In our son’s case, we were enablers. We covered some of his purchases when he had left his money at home on the promise that he’d pay us back. I paid for his video game download with my PayPal account on the same premise. And so on. He kept spending, secure in the knowledge that he had a ton of money.
Learn More: Cash or Credit — How Should You Pay?
But he didn’t have a ton of money. And by the time he paid us back, he was tapped out, having spent everything that he had taken in recently, as well as all of the spending money that he’d been saving up. Fortunately for him, we settled the bill before he went into debt.
Common Sense or Not, It’s Still A Struggle for Some
The lesson here is that impulse purchases add up. Fast. And it’s incredibly easy to let your spending get the best of you if you’re not keeping close track of things. Making mental notes, especially when you are feeling comfortable thanks to a recent windfall (like a tax return!) can be detrimental to your bank account.
As a general rule, we don’t lend our kids money to buy things they can’t afford, but we also leave it up to them to make their own spending decisions (within reason, of course). The idea here is to let them make mistakes while the stakes are low.
In our son’s case, hopefully he’ll learn from this experience and avoid similar problems in the future. I think, or at least hope, it worked this time around. He was pretty downtrodden when it came time to settle his bill. And when we talked about what had happened, he seemed genuinely chagrined.
Going forward, I’ll make a point of encouraging him to carry and spend his own cash so he’ll have a better feel for what he’s spending. And if you’ve fallen into similar traps in the past, I suggest that you try doing the same.
7 Responses to “You Can Only Spend Each Dollar Once”
Perhaps you should arrange for him to set up a savings account and transfer half of all income received directly into the savings account. Hopefully this will start to instill some discipline in him.
It is so important to teach our kids about money at an early age. If we don’t we can rest assured someone else will (television commercials, magazine ads, etc).
I recently had the opportunity to teach a personal finance class to a group of 8th graders and I heard a hundred different methodologies concerning how to handle money. Many of which included heavy doses of financing and credit card debt. There were a few who understood a little more than the rest. That was encouraging.
In the class we had a budgeting activity and I was amazed at how many students decided against saving and giving, by spending all their dollars on clothing and entertainment. I even had one student ask me what charitable giving was!
Overall, it was an exciting class to teach and I definitely see the need for reinforcement when it comes to teaching our youth about good and bad ways to handle money. I look forward to teaching the class again.

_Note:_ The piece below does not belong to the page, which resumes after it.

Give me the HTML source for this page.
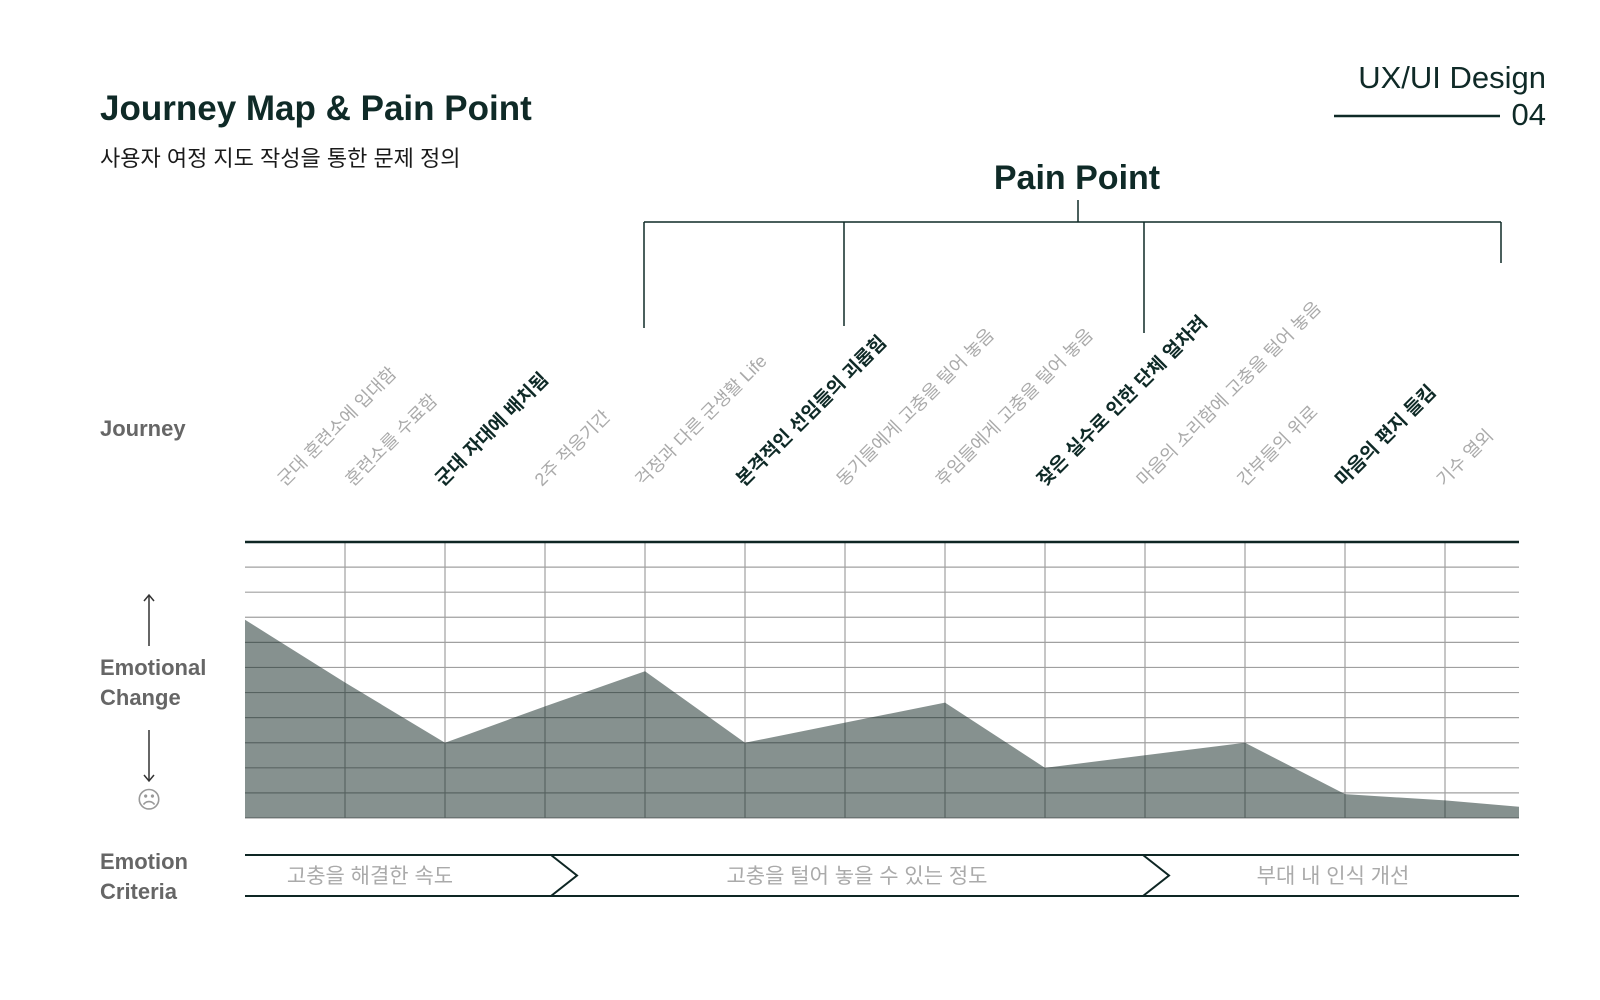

Great post. I sometimes find myself mentally spending dollars two or three times, and then my trusty spreadsheet budget brings me back to reality.
Great idea on keeping a “cash register” as a kid! It sure is easy to lose count of what monies you really have unless you’re keeping a record. I’m going to give one to each of my kids and see if they’ll agree to try using it. Thanks for the great tip!
It sounds like you are in almost the same exact I have been in with my three children. We have given them open access to buying things they want, with rare veto privileges (and we sometimes buy them if they don’t have the cash, but we discourage that — I feel that if they count out the cash it hurts worse). Having the kids learn to control their emotions and impulses now will save them untold heartache later – I hope!
Stick with the plan, it is a good one!
Hopefully it is lesson learned for your son! Have you thought about him keeping a “register” of his cash? Similar to how you would for a checking account, keeping a register of what cash he has might be a good way to keep track of his spending. It’s also a good way to teach him how to balance a checkbook, which seems to be a lost art!
The best lessons learned are the ones you experience yourself.